## Exercise task
Copy each line of the listing below exactly.

---- Provided material

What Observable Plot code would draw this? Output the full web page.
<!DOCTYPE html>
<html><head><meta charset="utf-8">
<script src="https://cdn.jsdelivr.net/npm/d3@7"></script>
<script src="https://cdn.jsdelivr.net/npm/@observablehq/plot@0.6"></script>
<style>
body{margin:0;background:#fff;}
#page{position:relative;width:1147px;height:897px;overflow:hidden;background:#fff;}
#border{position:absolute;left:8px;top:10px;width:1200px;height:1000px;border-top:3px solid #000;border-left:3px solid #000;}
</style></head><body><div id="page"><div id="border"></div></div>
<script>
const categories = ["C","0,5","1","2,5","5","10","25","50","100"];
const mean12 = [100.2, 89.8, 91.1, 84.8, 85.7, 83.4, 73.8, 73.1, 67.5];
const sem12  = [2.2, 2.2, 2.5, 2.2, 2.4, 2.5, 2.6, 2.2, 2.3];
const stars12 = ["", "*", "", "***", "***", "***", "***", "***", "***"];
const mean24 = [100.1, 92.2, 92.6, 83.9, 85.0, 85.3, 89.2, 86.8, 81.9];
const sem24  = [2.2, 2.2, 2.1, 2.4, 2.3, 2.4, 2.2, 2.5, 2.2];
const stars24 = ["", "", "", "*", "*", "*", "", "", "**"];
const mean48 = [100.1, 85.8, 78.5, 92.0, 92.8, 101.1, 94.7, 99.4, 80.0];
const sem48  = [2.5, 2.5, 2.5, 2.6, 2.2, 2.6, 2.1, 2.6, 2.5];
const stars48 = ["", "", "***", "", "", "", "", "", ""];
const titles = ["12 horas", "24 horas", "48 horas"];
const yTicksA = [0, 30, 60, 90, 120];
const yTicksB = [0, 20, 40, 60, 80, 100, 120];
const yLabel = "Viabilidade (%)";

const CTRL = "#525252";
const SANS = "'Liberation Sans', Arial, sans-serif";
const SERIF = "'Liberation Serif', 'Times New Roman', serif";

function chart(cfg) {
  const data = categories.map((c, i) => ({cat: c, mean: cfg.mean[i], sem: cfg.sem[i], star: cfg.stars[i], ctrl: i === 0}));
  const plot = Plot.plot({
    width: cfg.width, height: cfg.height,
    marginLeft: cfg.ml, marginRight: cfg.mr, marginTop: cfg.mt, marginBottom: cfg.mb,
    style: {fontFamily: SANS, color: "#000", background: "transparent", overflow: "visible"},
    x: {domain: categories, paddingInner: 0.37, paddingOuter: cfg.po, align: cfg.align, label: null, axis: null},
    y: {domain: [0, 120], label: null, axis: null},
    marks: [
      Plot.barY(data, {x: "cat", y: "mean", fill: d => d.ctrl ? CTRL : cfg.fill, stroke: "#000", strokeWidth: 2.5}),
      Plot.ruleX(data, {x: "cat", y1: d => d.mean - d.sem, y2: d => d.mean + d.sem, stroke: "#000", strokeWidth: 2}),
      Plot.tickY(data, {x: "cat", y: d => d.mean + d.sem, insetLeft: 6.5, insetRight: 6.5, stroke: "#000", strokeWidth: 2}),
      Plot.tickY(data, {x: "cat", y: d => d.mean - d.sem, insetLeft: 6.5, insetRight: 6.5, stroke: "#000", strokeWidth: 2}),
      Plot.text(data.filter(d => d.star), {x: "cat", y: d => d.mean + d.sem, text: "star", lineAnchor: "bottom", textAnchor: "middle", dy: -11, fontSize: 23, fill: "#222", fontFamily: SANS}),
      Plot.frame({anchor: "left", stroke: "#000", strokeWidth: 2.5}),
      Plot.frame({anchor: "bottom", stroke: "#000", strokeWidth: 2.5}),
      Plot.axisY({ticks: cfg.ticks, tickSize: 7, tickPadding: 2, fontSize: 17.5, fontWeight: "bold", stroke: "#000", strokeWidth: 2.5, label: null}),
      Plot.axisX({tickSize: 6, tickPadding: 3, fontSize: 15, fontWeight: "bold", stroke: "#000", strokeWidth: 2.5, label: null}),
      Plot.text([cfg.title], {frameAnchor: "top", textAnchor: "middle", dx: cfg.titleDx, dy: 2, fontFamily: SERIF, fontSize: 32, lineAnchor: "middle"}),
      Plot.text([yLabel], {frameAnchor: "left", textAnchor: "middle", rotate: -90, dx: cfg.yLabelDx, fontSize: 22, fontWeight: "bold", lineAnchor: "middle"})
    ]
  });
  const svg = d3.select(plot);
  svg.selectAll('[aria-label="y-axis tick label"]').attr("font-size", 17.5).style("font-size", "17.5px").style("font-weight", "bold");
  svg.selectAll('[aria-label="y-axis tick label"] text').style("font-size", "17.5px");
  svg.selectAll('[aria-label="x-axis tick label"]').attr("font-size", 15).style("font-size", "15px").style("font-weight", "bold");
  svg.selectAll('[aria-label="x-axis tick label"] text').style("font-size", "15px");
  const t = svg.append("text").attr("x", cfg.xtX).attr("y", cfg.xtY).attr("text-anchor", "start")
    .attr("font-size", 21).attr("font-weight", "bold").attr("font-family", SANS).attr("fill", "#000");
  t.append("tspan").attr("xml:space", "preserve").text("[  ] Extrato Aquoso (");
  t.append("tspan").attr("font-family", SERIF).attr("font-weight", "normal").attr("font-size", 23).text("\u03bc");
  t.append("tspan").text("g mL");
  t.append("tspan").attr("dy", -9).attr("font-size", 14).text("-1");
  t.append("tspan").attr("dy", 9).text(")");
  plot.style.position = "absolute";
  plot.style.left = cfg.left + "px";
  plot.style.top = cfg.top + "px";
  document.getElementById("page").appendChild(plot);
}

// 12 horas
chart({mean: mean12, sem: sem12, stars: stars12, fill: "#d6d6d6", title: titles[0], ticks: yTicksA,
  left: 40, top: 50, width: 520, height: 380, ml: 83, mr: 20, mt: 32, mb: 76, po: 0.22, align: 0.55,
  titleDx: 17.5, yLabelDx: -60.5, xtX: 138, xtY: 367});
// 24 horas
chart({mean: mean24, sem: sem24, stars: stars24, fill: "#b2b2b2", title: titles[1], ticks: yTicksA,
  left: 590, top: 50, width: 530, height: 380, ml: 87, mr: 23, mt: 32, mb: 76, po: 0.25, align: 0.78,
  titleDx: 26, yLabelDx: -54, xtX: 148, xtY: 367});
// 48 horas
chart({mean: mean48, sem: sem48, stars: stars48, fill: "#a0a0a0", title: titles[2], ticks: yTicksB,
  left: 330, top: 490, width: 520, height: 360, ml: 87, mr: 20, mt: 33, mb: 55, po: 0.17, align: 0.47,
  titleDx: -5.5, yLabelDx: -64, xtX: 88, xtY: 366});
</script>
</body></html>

--------

## Final result
What Observable Plot code would draw this? Output the full web page.
<!DOCTYPE html>
<html><head><meta charset="utf-8">
<script src="https://cdn.jsdelivr.net/npm/d3@7"></script>
<script src="https://cdn.jsdelivr.net/npm/@observablehq/plot@0.6"></script>
<style>
body{margin:0;background:#fff;}
#page{position:relative;width:1147px;height:897px;overflow:hidden;background:#fff;}
#border{position:absolute;left:8px;top:10px;width:1200px;height:1000px;border-top:3px solid #000;border-left:3px solid #000;}
</style></head><body><div id="page"><div id="border"></div></div>
<script>
const categories = ["C","0,5","1","2,5","5","10","25","50","100"];
const mean12 = [100.2, 89.8, 91.1, 84.8, 85.7, 83.4, 73.8, 73.1, 67.5];
const sem12  = [2.2, 2.2, 2.5, 2.2, 2.4, 2.5, 2.6, 2.2, 2.3];
const stars12 = ["", "*", "", "***", "***", "***", "***", "***", "***"];
const mean24 = [100.1, 92.2, 92.6, 83.9, 85.0, 85.3, 89.2, 86.8, 81.9];
const sem24  = [2.2, 2.2, 2.1, 2.4, 2.3, 2.4, 2.2, 2.5, 2.2];
const stars24 = ["", "", "", "*", "*", "*", "", "", "**"];
const mean48 = [100.1, 85.8, 78.5, 92.0, 92.8, 101.1, 94.7, 99.4, 80.0];
const sem48  = [2.5, 2.5, 2.5, 2.6, 2.2, 2.6, 2.1, 2.6, 2.5];
const stars48 = ["", "", "***", "", "", "", "", "", ""];
const titles = ["12 horas", "24 horas", "48 horas"];
const yTicksA = [0, 30, 60, 90, 120];
const yTicksB = [0, 20, 40, 60, 80, 100, 120];
const yLabel = "Viabilidade (%)";

const CTRL = "#525252";
const SANS = "'Liberation Sans', Arial, sans-serif";
const SERIF = "'Liberation Serif', 'Times New Roman', serif";

function chart(cfg) {
  const data = categories.map((c, i) => ({cat: c, mean: cfg.mean[i], sem: cfg.sem[i], star: cfg.stars[i], ctrl: i === 0}));
  const plot = Plot.plot({
    width: cfg.width, height: cfg.height,
    marginLeft: cfg.ml, marginRight: cfg.mr, marginTop: cfg.mt, marginBottom: cfg.mb,
    style: {fontFamily: SANS, color: "#000", background: "transparent", overflow: "visible"},
    x: {domain: categories, paddingInner: 0.37, paddingOuter: cfg.po, align: cfg.align, label: null, axis: null},
    y: {domain: [0, 120], label: null, axis: null},
    marks: [
      Plot.barY(data, {x: "cat", y: "mean", fill: d => d.ctrl ? CTRL : cfg.fill, stroke: "#000", strokeWidth: 2.5}),
      Plot.ruleX(data, {x: "cat", y1: d => d.mean - d.sem, y2: d => d.mean + d.sem, stroke: "#000", strokeWidth: 2}),
      Plot.tickY(data, {x: "cat", y: d => d.mean + d.sem, insetLeft: 6.5, insetRight: 6.5, stroke: "#000", strokeWidth: 2}),
      Plot.tickY(data, {x: "cat", y: d => d.mean - d.sem, insetLeft: 6.5, insetRight: 6.5, stroke: "#000", strokeWidth: 2}),
      Plot.text(data.filter(d => d.star), {x: "cat", y: d => d.mean + d.sem, text: "star", lineAnchor: "bottom", textAnchor: "middle", dy: -11, fontSize: 23, fill: "#222", fontFamily: SANS}),
      Plot.frame({anchor: "left", stroke: "#000", strokeWidth: 2.5}),
      Plot.frame({anchor: "bottom", stroke: "#000", strokeWidth: 2.5}),
      Plot.axisY({ticks: cfg.ticks, tickSize: 7, tickPadding: 2, fontSize: 17.5, fontWeight: "bold", stroke: "#000", strokeWidth: 2.5, label: null}),
      Plot.axisX({tickSize: 6, tickPadding: 3, fontSize: 15, fontWeight: "bold", stroke: "#000", strokeWidth: 2.5, label: null}),
      Plot.text([cfg.title], {frameAnchor: "top", textAnchor: "middle", dx: cfg.titleDx, dy: 2, fontFamily: SERIF, fontSize: 32, lineAnchor: "middle"}),
      Plot.text([yLabel], {frameAnchor: "left", textAnchor: "middle", rotate: -90, dx: cfg.yLabelDx, fontSize: 22, fontWeight: "bold", lineAnchor: "middle"})
    ]
  });
  const svg = d3.select(plot);
  svg.selectAll('[aria-label="y-axis tick label"]').attr("font-size", 17.5).style("font-size", "17.5px").style("font-weight", "bold");
  svg.selectAll('[aria-label="y-axis tick label"] text').style("font-size", "17.5px");
  svg.selectAll('[aria-label="x-axis tick label"]').attr("font-size", 15).style("font-size", "15px").style("font-weight", "bold");
  svg.selectAll('[aria-label="x-axis tick label"] text').style("font-size", "15px");
  const t = svg.append("text").attr("x", cfg.xtX).attr("y", cfg.xtY).attr("text-anchor", "start")
    .attr("font-size", 21).attr("font-weight", "bold").attr("font-family", SANS).attr("fill", "#000");
  t.append("tspan").attr("xml:space", "preserve").text("[  ] Extrato Aquoso (");
  t.append("tspan").attr("font-family", SERIF).attr("font-weight", "normal").attr("font-size", 23).text("\u03bc");
  t.append("tspan").text("g mL");
  t.append("tspan").attr("dy", -9).attr("font-size", 14).text("-1");
  t.append("tspan").attr("dy", 9).text(")");
  plot.style.position = "absolute";
  plot.style.left = cfg.left + "px";
  plot.style.top = cfg.top + "px";
  document.getElementById("page").appendChild(plot);
}

// 12 horas
chart({mean: mean12, sem: sem12, stars: stars12, fill: "#d6d6d6", title: titles[0], ticks: yTicksA,
  left: 40, top: 50, width: 520, height: 380, ml: 83, mr: 20, mt: 32, mb: 76, po: 0.22, align: 0.55,
  titleDx: 17.5, yLabelDx: -60.5, xtX: 138, xtY: 367});
// 24 horas
chart({mean: mean24, sem: sem24, stars: stars24, fill: "#b2b2b2", title: titles[1], ticks: yTicksA,
  left: 590, top: 50, width: 530, height: 380, ml: 87, mr: 23, mt: 32, mb: 76, po: 0.25, align: 0.78,
  titleDx: 26, yLabelDx: -54, xtX: 148, xtY: 367});
// 48 horas
chart({mean: mean48, sem: sem48, stars: stars48, fill: "#a0a0a0", title: titles[2], ticks: yTicksB,
  left: 330, top: 490, width: 520, height: 360, ml: 87, mr: 20, mt: 33, mb: 55, po: 0.17, align: 0.47,
  titleDx: -5.5, yLabelDx: -64, xtX: 88, xtY: 366});
</script>
</body></html>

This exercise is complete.